Multi-application evaluation
Last updated
Last updated
This feature allows you to compare and evaluate the performance of multiple LLM applications using various metrics from renowned evaluators like Ragas, Langchain, and Deepeval. By streamlining the assessment process, you can gain insights into the strengths and weaknesses of different applications and make data-driven decisions to optimize your workflows.
To begin using the Automated Evaluation multi-application:
Navigate to the Evaluation page under LLM Labs menu.
Click the Create evaluation project button and choose Automated evaluation project type.
Configure your evaluation by selecting the applications that you want to evaluate, and uploading the ground truth dataset in a CSV format containing two columns: prompt and expected completion.
If you can’t find your application in the list, go to the sandbox where your application is created, and deploy it. You can also use the application that you already saved in your application library.
Select the Metric, Provider, and the Evaluator model you want to use for evaluation. Learn more about the evaluators and metrics.

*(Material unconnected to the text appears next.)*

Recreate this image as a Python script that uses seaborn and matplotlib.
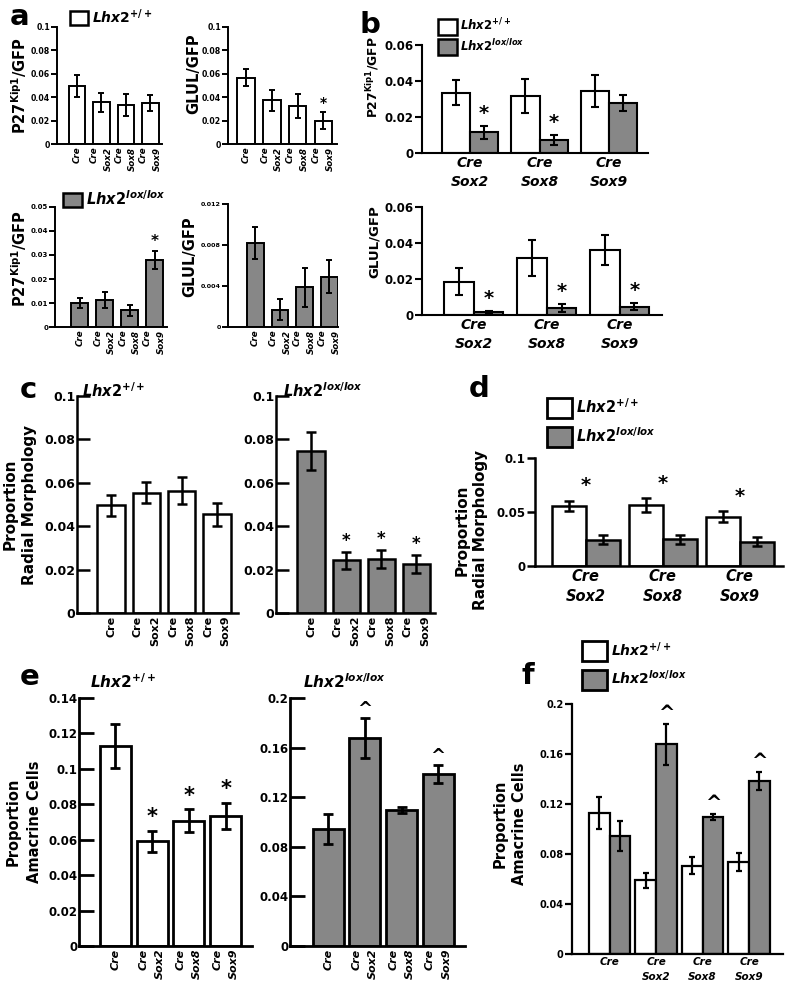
import pandas as pd
import seaborn as sns
import matplotlib.pyplot as plt
from matplotlib.patches import Patch

W, H = 787, 989

# --- data ---
conds = ['Cre', 'Cre\nSox2', 'Cre\nSox8', 'Cre\nSox9']
pairs = ['Cre\nSox2', 'Cre\nSox8', 'Cre\nSox9']

# panel a (single genotype per plot)
p27_wt = [0.0496, 0.0355, 0.0332, 0.0352]
p27_wt_err = [0.0093, 0.0085, 0.0092, 0.0067]
glul_wt = [0.0568, 0.0375, 0.0324, 0.0199]
glul_wt_err = [0.0070, 0.0090, 0.0103, 0.0073]
glul_wt_sig = ['', '', '', '*']
p27_lox = [0.0100, 0.0114, 0.0069, 0.0278]
p27_lox_err = [0.0019, 0.0033, 0.0024, 0.0037]
p27_lox_sig = ['', '', '', '*']
glul_lox = [0.0082, 0.0017, 0.0039, 0.0049]
glul_lox_err = [0.0016, 0.0010, 0.0019, 0.0016]

# panel b (wt vs lox)
b_p27_wt = [0.0336, 0.0317, 0.0345]
b_p27_wt_err = [0.0070, 0.0092, 0.0088]
b_p27_lox = [0.0114, 0.0072, 0.0277]
b_p27_lox_err = [0.0038, 0.0026, 0.0045]
b_p27_sig = ['*', '*', '']
b_glul_wt = [0.0185, 0.0314, 0.0360]
b_glul_wt_err = [0.0074, 0.0100, 0.0082]
b_glul_lox = [0.0015, 0.0037, 0.0046]
b_glul_lox_err = [0.0008, 0.0022, 0.0018]
b_glul_sig = ['*', '*', '*']

# panels c / d (radial morphology)
radial_wt = [0.0496, 0.0555, 0.0564, 0.0455]
radial_wt_err = [0.0049, 0.0047, 0.0062, 0.0052]
radial_lox = [0.0745, 0.0243, 0.0249, 0.0226]
radial_lox_err = [0.0088, 0.0040, 0.0042, 0.0042]
radial_lox_sig = ['', '*', '*', '*']
radial_pair_sig = ['*', '*', '*']

# panels e / f (amacrine cells)
amacrine_wt = [0.1129, 0.0592, 0.0707, 0.0735]
amacrine_wt_err = [0.0125, 0.0060, 0.0066, 0.0074]
amacrine_wt_sig = ['', '*', '*', '*']
amacrine_lox = [0.0945, 0.1677, 0.1098, 0.1386]
amacrine_lox_err = [0.0122, 0.0163, 0.0025, 0.0074]
amacrine_lox_sig = ['', '^', '', '^']
amacrine_pair_sig = ['', '^', '^', '^']

ticks_a_top = [0, 0.02, 0.04, 0.06, 0.08, 0.1]
ticks_a_p27_lox = [0, 0.01, 0.02, 0.03, 0.04, 0.05]
ticks_a_glul_lox = [0, 0.004, 0.008, 0.012]
ticks_b = [0, 0.02, 0.04, 0.06]
ticks_c = [0, 0.02, 0.04, 0.06, 0.08, 0.1]
ticks_d = [0, 0.05, 0.1]
ticks_e_wt = [0, 0.02, 0.04, 0.06, 0.08, 0.1, 0.12, 0.14]
ticks_e_lox = [0, 0.04, 0.08, 0.12, 0.16, 0.2]

WT = r'$\mathit{Lhx2}^{\mathit{+/+}}$'
LOX = r'$\mathit{Lhx2}^{\mathit{lox/lox}}$'
P27 = r'P27$^{\mathrm{Kip1}}$/GFP'
GRAY = '#878787'

sns.set_style('ticks')
plt.rcParams['font.family'] = ['DejaVu Sans']
plt.rcParams['font.weight'] = 'bold'
plt.rcParams['axes.labelweight'] = 'bold'
plt.rcParams['text.color'] = 'black'
plt.rcParams['axes.labelcolor'] = 'black'
plt.rcParams['axes.edgecolor'] = 'black'
plt.rcParams['xtick.color'] = 'black'
plt.rcParams['ytick.color'] = 'black'
plt.rcParams['mathtext.fontset'] = 'custom'
plt.rcParams['mathtext.rm'] = 'DejaVu Sans:bold'
plt.rcParams['mathtext.bf'] = 'DejaVu Sans:bold'
plt.rcParams['mathtext.it'] = 'DejaVu Sans:italic:bold'

fig = plt.figure(figsize=(W / 100, H / 100), dpi=100)


def px_axes(left, top, right, zero):
    ax = fig.add_axes([left / W, 1 - zero / H, (right - left) / W, (zero - top) / H])
    ax.set_facecolor('none')
    return ax


def add_errors(ax, errs_list, lw, capsize):
    centers, tops = [], []
    for cont, errs in zip(list(ax.containers), errs_list):
        xs = [p.get_x() + p.get_width() / 2 for p in cont]
        hs = [p.get_height() for p in cont]
        ax.errorbar(xs, hs, yerr=errs, fmt='none', ecolor='black',
                    elinewidth=lw, capsize=capsize, capthick=lw, zorder=3)
        centers.append(xs)
        tops.append([h + e for h, e in zip(hs, errs)])
    return centers, tops


def single(ax, values, errs, color, width, lw, capsize):
    sns.barplot(x=conds, y=values, color=color, saturation=1, width=width,
                edgecolor='black', linewidth=lw, errorbar=None, ax=ax)
    c, t = add_errors(ax, [errs], lw, capsize)
    return c[0], t[0]


def grouped(ax, cats, wt, wt_err, lox, lox_err, width, lw, capsize):
    df = pd.DataFrame({'cond': cats + cats,
                       'geno': ['wt'] * len(cats) + ['lox'] * len(cats),
                       'val': wt + lox})
    sns.barplot(data=df, x='cond', y='val', hue='geno', hue_order=['wt', 'lox'],
                palette=['white', GRAY], saturation=1, width=width,
                edgecolor='black', linewidth=lw, errorbar=None, legend=False, ax=ax)
    return add_errors(ax, [wt_err, lox_err], lw, capsize)


def marks(ax, xs, tops, signs, off, size):
    for x, t, s in zip(xs, tops, signs):
        if s:
            ax.text(x, t + off, s, ha='center', va='center', fontsize=size,
                    fontweight='bold')


def finish(ax, ymax, yticks, xlim, ysize, xsize, tdir, tlen, lw,
           rotate=False, italic=True, ls=1.7):
    sns.despine(ax=ax)
    ax.set_xlim(*xlim)
    ax.set_ylim(0, ymax)
    ax.set_yticks(yticks, labels=[f'{t:g}' for t in yticks])
    for s in ax.spines.values():
        s.set_linewidth(lw)
    ax.tick_params(axis='y', direction=tdir, length=tlen, width=lw,
                   labelsize=ysize, pad=1)
    ax.tick_params(axis='x', length=0, labelsize=xsize, pad=2,
                   labelrotation=90 if rotate else 0)
    ax.set_xlabel('')
    ax.set_ylabel('')
    for lab in ax.get_xticklabels():
        lab.set_fontstyle('italic' if italic else 'normal')
        lab.set_linespacing(ls)
        if rotate:
            lab.set_multialignment('right')
    for lab in ax.get_yticklabels():
        lab.set_fontweight('bold')


def ylabel(ax, text, right_px, yfrac, size, ls=1.2):
    pos = ax.get_position()
    ax.set_ylabel(text, fontsize=size, fontweight='bold', linespacing=ls)
    ax.yaxis.set_label_coords((right_px / W - pos.x0) / pos.width, yfrac)


def legend(labels, colors, x, y, size, hl, hh, ls, lw):
    handles = [Patch(facecolor=c, edgecolor='black', linewidth=lw) for c in colors]
    fig.legend(handles, labels, loc='upper left', bbox_to_anchor=(x / W, 1 - y / H),
               frameon=False, borderpad=0, borderaxespad=0, handlelength=hl,
               handleheight=hh, handletextpad=0.3, labelspacing=ls,
               prop={'size': size, 'weight': 'bold'})


def letter(ch, x, y):
    fig.text(x / W, 1 - y / H, ch, fontsize=21, fontweight='bold', va='baseline')


def title(text, x, y, size):
    fig.text(x / W, 1 - y / H, text, fontsize=size, fontweight='bold', va='baseline')


# ---------------- panel a ----------------
ax = px_axes(57, 27, 162, 144)
single(ax, p27_wt, p27_wt_err, 'white', 0.68, 1.4, 2.5)
finish(ax, 0.1, ticks_a_top, (-0.82, 3.48), 5.6, 6.3, 'out', 4, 1.4, rotate=True)
ylabel(ax, P27, 29, 0.5, 10.5)

ax = px_axes(228, 27, 337, 144)
xs, tops = single(ax, glul_wt, glul_wt_err, 'white', 0.68, 1.4, 2.5)
marks(ax, xs, tops, glul_wt_sig, 0.008, 10)
finish(ax, 0.1, ticks_a_top, (-0.7, 3.53), 5.6, 6.3, 'out', 4, 1.4, rotate=True)
ylabel(ax, 'GLUL/GFP', 201, 0.6, 10.5)

ax = px_axes(55, 207, 167, 327)
xs, tops = single(ax, p27_lox, p27_lox_err, GRAY, 0.68, 1.4, 2.5)
marks(ax, xs, tops, p27_lox_sig, 0.004, 11)
finish(ax, 0.05, ticks_a_p27_lox, (-1.0, 3.5), 5.0, 6.3, 'out', 4, 1.4, rotate=True)
ylabel(ax, P27, 29, 0.57, 10.5)

ax = px_axes(228, 204, 338, 327)
single(ax, glul_lox, glul_lox_err, GRAY, 0.68, 1.4, 2.5)
finish(ax, 0.012, ticks_a_glul_lox, (-1.1, 3.35), 4.6, 6.3, 'out', 4, 1.4, rotate=True)
ylabel(ax, 'GLUL/GFP', 197, 0.57, 10.5)

legend([WT], ['white'], 70, 7, 10, 1.3, 1.25, 0.4, 1.8)
legend([LOX], [GRAY], 63, 189, 10.5, 1.3, 1.15, 0.4, 1.8)
letter('a', 10, 25)

# ---------------- panel b ----------------
ax = px_axes(422, 45, 648, 153)
c, t = grouped(ax, pairs, b_p27_wt, b_p27_wt_err, b_p27_lox, b_p27_lox_err, 0.81, 1.5, 3)
marks(ax, c[1], t[1], b_p27_sig, 0.007, 14)
finish(ax, 0.06, ticks_b, (-0.69, 2.56), 8.5, 10, 'out', 5, 1.5, ls=1.5)
ylabel(ax, P27, 381, 0.7, 8.8)

ax = px_axes(422, 207, 662, 315)
c, t = grouped(ax, pairs, b_glul_wt, b_glul_wt_err, b_glul_lox, b_glul_lox_err, 0.81, 1.5, 3)
marks(ax, c[1], t[1], b_glul_sig, 0.007, 14)
finish(ax, 0.06, ticks_b, (-0.71, 2.58), 8.5, 10, 'out', 5, 1.5, ls=1.5)
ylabel(ax, 'GLUL/GFP', 381, 0.68, 9.5)

legend([WT, LOX], ['white', GRAY], 438, 17, 8.5, 1.6, 1.7, 0.25, 1.8)
letter('b', 360, 33)

# ---------------- panel c ----------------
ax = px_axes(77, 396, 238, 613)
single(ax, radial_wt, radial_wt_err, 'white', 0.78, 1.8, 3.6)
finish(ax, 0.1, ticks_c, (-0.97, 3.6), 9, 8, 'in', 9, 1.8, rotate=True, italic=False, ls=1.9)
ylabel(ax, 'Proportion\nRadial Morphology', 37, 0.5, 11, ls=1.35)

ax = px_axes(276, 396, 435, 613)
xs, tops = single(ax, radial_lox, radial_lox_err, GRAY, 0.78, 1.8, 3.6)
marks(ax, xs, tops, radial_lox_sig, 0.005, 12)
finish(ax, 0.1, ticks_c, (-1.0, 3.53), 9, 8, 'in', 9, 1.8, rotate=True, italic=False, ls=1.9)

title(WT, 82, 397, 10.5)
title(LOX, 283, 397, 10.5)
letter('c', 20, 398)

# ---------------- panel d ----------------
ax = px_axes(535, 458, 783, 566)
c, t = grouped(ax, pairs, radial_wt[1:], radial_wt_err[1:],
               radial_lox[1:], radial_lox_err[1:], 0.89, 1.8, 3.6)
centers = [(a + b) / 2 for a, b in zip(c[0], c[1])]
tops = [max(a, b) for a, b in zip(t[0], t[1])]
marks(ax, centers, tops, radial_pair_sig, 0.014, 14)
finish(ax, 0.1, ticks_d, (-0.66, 2.56), 8.5, 10.5, 'out', 6, 1.8, ls=1.45)
ylabel(ax, 'Proportion\nRadial Morphology', 488, 0.33, 11, ls=1.3)

legend([WT, LOX], ['white', GRAY], 547, 397, 10.5, 1.7, 1.7, 0.55, 2)
letter('d', 469, 397)

# ---------------- panel e ----------------
ax = px_axes(79, 698, 252, 946)
xs, tops = single(ax, amacrine_wt, amacrine_wt_err, 'white', 0.84, 2, 3.6)
marks(ax, xs, tops, amacrine_wt_sig, 0.0075, 15)
finish(ax, 0.14, ticks_e_wt, (-0.99, 3.72), 8.5, 8, 'in', 11, 2, rotate=True, ls=1.8)
ylabel(ax, 'Proportion\nAmacrine Cells', 42, 0.5, 10.5, ls=1.5)

ax = px_axes(290, 698, 465, 946)
xs, tops = single(ax, amacrine_lox, amacrine_lox_err, GRAY, 0.84, 2, 3.6)
marks(ax, xs, tops, amacrine_lox_sig, 0.007, 13)
finish(ax, 0.2, ticks_e_lox, (-1.04, 3.73), 8.5, 8, 'in', 11, 2, rotate=True, ls=1.8)

title(WT, 90, 688, 11)
title(LOX, 303, 688, 11)
letter('e', 20, 685)

# ---------------- panel f ----------------
ax = px_axes(572, 704, 783, 954)
c, t = grouped(ax, conds, amacrine_wt, amacrine_wt_err,
               amacrine_lox, amacrine_lox_err, 0.89, 1.6, 2.4)
marks(ax, c[1], t[1], amacrine_pair_sig, 0.008, 14)
finish(ax, 0.2, ticks_e_lox, (-0.81, 3.73), 7, 7.5, 'out', 5, 1.6, ls=1.6)
ylabel(ax, 'Proportion\nAmacrine Cells', 527, 0.52, 10.5, ls=1.35)

legend([WT, LOX], ['white', GRAY], 582, 640, 10, 1.8, 1.8, 0.6, 2)
letter('f', 521, 684)

fig.savefig('out.png', dpi=100, facecolor='white')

Click the Create evaluation project button and wait for your evaluation process to be done.
After the evaluation process is completed, you can analyze the results.
Here you can view the total cost, time taken for generating completions, and the overall performance score given by the evaluator.
Here you can view the quality, the score, and the processing time of the generated completion from each application.
You can view the evaluation details from each application by clicking the three-dots icon on the right side of the table.
Here you can view the detailed evaluation result from each application.